Amazon’s adaptation of the Agatha Christie mystery keeps the author’s innate spirit for intrigue.
The dreary insistence of death permeates every fiber of The Pale Horse, a new mystery miniseries from BBC arriving on Amazon Prime Video this Friday the 13th, if you dare. Composed of just two hour-long episodes, The Pale Horse is a loose adaptation of the 1961 detective novel by Agatha Christie, one of her final works. To adapt the story’s complex web of intriguingly dark characters, Sarah Phelps (EastEnders) innovates the material through clever addition and subtraction, while maintaining the harrowing spirit of Christie’s pen.
Set in 1960s London, The Pale Horse follows the stoic Mark Easterbrook (Rufus Sewell), a rich antique dealer whose wife Delphine (Georgina Campbell) tragically died a year prior. Though she haunts Mark at seemingly every moment he’s not awake, the aging socialite has already taken in a new young wife, Hermia (Kaya Scodelario), who appears to have a more violent temperament hidden beneath her cold, pristine exterior.

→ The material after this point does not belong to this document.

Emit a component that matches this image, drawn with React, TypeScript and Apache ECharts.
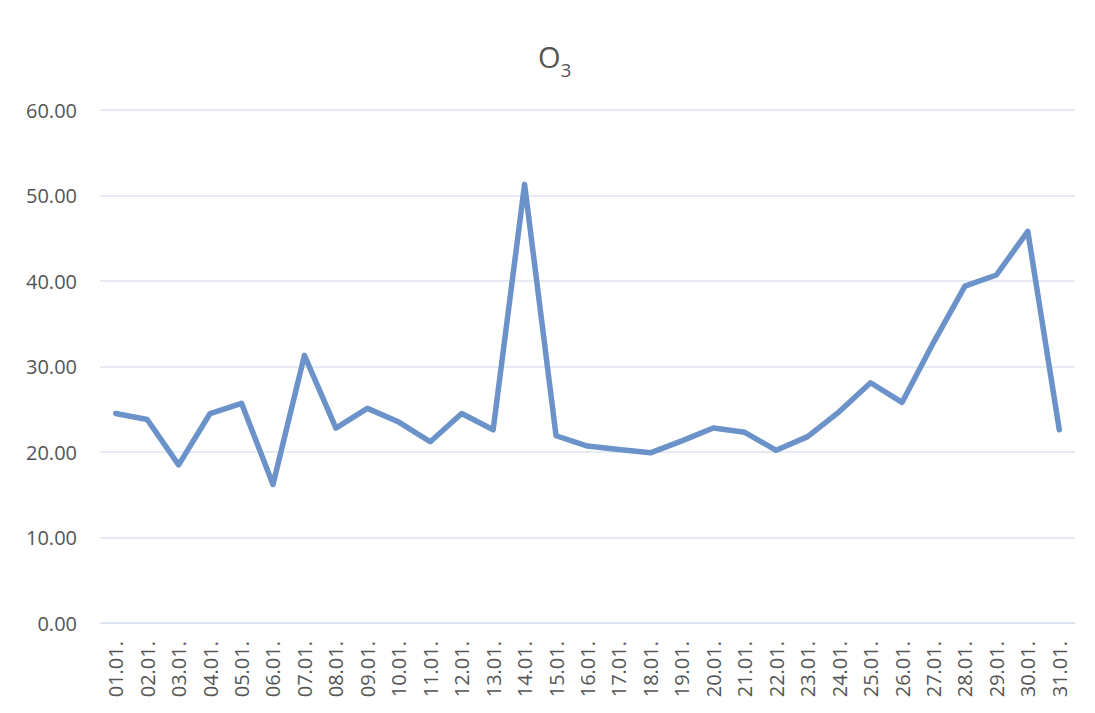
import React, { useEffect, useRef } from "react";
import * as echarts from "echarts";

const categories = [
  "01.01.", "02.01.", "03.01.", "04.01.", "05.01.", "06.01.", "07.01.", "08.01.",
  "09.01.", "10.01.", "11.01.", "12.01.", "13.01.", "14.01.", "15.01.", "16.01.",
  "17.01.", "18.01.", "19.01.", "20.01.", "21.01.", "22.01.", "23.01.", "24.01.",
  "25.01.", "26.01.", "27.01.", "28.01.", "29.01.", "30.01.", "31.01.",
];

const o3Values = [
  24.5, 23.8, 18.5, 24.5, 25.7, 16.2, 31.3, 22.8, 25.1, 23.5, 21.2, 24.5, 22.6,
  51.3, 21.9, 20.7, 20.3, 19.9, 21.3, 22.8, 22.3, 20.2, 21.8, 24.7, 28.1, 25.8,
  32.8, 39.4, 40.7, 45.8, 22.6,
];

const yTicks = { min: 0, max: 60, interval: 10 };

export default function App() {
  const ref = useRef<HTMLDivElement>(null);
  useEffect(() => {
    if (!ref.current) return;
    const chart = echarts.init(ref.current, undefined, { renderer: "svg" });
    const textColor = "#555555";
    const gridColor = "#dce3ef";
    chart.setOption({
      animation: false,
      backgroundColor: "#ffffff",
      title: {
        text: "{o|O}{s|3}",
        left: 533,
        top: 32,
        textStyle: {
          fontWeight: "normal",
          rich: {
            o: { fontSize: 29, fontWeight: "normal", color: textColor, fontFamily: "Open Sans", lineHeight: 34, verticalAlign: "bottom" },
            s: { fontSize: 19, fontWeight: "normal", color: textColor, fontFamily: "Open Sans", lineHeight: 34, verticalAlign: "bottom", padding: [0, 0, -8, 0] },
          },
        },
      },
      grid: { left: 100, right: 20, top: 110, bottom: 90, containLabel: false },
      xAxis: {
        type: "category",
        data: categories,
        boundaryGap: true,
        axisLine: { show: true, lineStyle: { color: gridColor, width: 1.5 } },
        axisTick: { show: false },
        axisLabel: {
          rotate: 90,
          margin: 18,
          color: textColor,
          fontSize: 20,
          fontFamily: "Open Sans",
          interval: 0,
        },
      },
      yAxis: {
        type: "value",
        min: yTicks.min,
        max: yTicks.max,
        interval: yTicks.interval,
        axisLine: { show: false },
        axisTick: { show: false },
        splitLine: { lineStyle: { color: gridColor, width: 1.5 } },
        axisLabel: {
          color: textColor,
          fontSize: 20,
          fontFamily: "Open Sans",
          margin: 23,
          formatter: (v: number) => v.toFixed(2),
        },
      },
      series: [
        {
          name: "O3",
          type: "line",
          data: o3Values,
          showSymbol: false,
          symbol: "none",
          lineStyle: { color: "#6b92c9", width: 5.5, join: "round", cap: "round" },
          itemStyle: { color: "#6b92c9" },
        },
      ],
    });
    return () => chart.dispose();
  }, []);
  return (
    <div
      ref={ref}
      style={{ position: "fixed", left: 0, top: 0, width: 1095, height: 713 }}
    />
  );
}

It’s not long before a string of coincidental deaths and unexplainable occurrences begin to take shape all around Easterbrook. The woman he’s been cheating with dies mysteriously and suddenly in her sleep and the seemingly unrelated death of a shopkeeper turns up a list in her possession with his name on it. Bewildered by the stink of death all over him and now his world of friends and acquaintances, Easterbrook sets out on a personal investigation to discover what’s really happening, all while being hounded by the unrelenting Inspector Lejeune (Sean Pertwee).
Compared to the novel, Phelps’s take on the narrative is a leaner and fittingly paler beast that hurries on right to its stunning conclusion. There’s no Ariadne Oliver character to tie this in with Christie’s other stories, and the plot has a clear sense of what makes an unflappable man like Easterbrook tick, often frustratingly so due to how well Sewell plays the character so despicably and yet amicably when needed.
The downside is that the series never dabbles much with novel metaphors — though the obvious Biblical ones are thankfully reduced to obligatory mentions — relying instead on superficial twists and turns to entertain. The filmmaking itself ranges from passable to slightly above average, with impeccable costume design to boast, but not much in the way of dynamic photography or overall production design serving the generally cloudy atmosphere, outside of a few particularly well-staged dream sequences worth nightmaring about. Christie wrote this story in the 1960s for a 1960s audience, and though Phelps does much to reinvigorate the story with a fresh perspective, there’s never quite the feeling she’s succeeded in saying something all that new or compelling.
An exception to this problem, however, is the essential rewrite for Hermia, who has a far more memorable role as the doting wife unable to penetrate her husband’s aloof nature. Her frequent daydream-like outbursts turn an otherwise thankless character into the show’s highlight, along with a blistering soundtrack that should be far more grating in its repetition than it actually is. Like the characters on the screen, we’re constantly being pounded by the harmful melody reminding us of, you guessed it, the coming death we all anticipate on some level.
The Pale Horse is a cautionary tale, but not a moral one.
There’s a real energy and tension to how Easterbrook sees his own demise as an inevitability, along with his inability to do much about it beyond denial and a scramble for truth. The literal loss of his hair, the discovery of various voodoo trinkets, and a trip to the creepily Wicker Man-esque village of Much Deeping; it all points to the same conclusion the audience faces as well: death lies just around the corner, and you can never quite see it coming. But what’s potentially worse than dying is dying without knowing why.
In some ways, The Pale Horse assumes the why of its central mystery as just that. A mystery, both ambiguous and clear-minded when it comes to providing satisfying answers. But Christie likely wouldn’t have it any other way if she were currently alive to see another writer employing her dastardly sandbox. Like life, death doesn’t have the luxury of being fully understood or reckoned with. The ending, which dare not be spoiled, might split some audiences who disagree on this conclusion, especially when it comes to the role of justice, karma, or any other societal construct one might believe in morally.
And that’s just it. The Pale Horse is a cautionary tale, but not a moral one. Its characters’ failings are not meant to prop up the world around them, but instead showcase how they poison and deconstruct the lives of people who deserve far better, without ever reveling in this collateral destruction. Phelps clearly has some keen ideas about the ways stories inform justified killing, specifically in the slippery slope of what happens when some people of privilege get to decide who else deserves to live or die. For folks in any society, whether it’s 1961 or 2021, that’s the real curse worth worrying about.
The Pale Horse premieres Friday the 13th on Amazon Prime Video.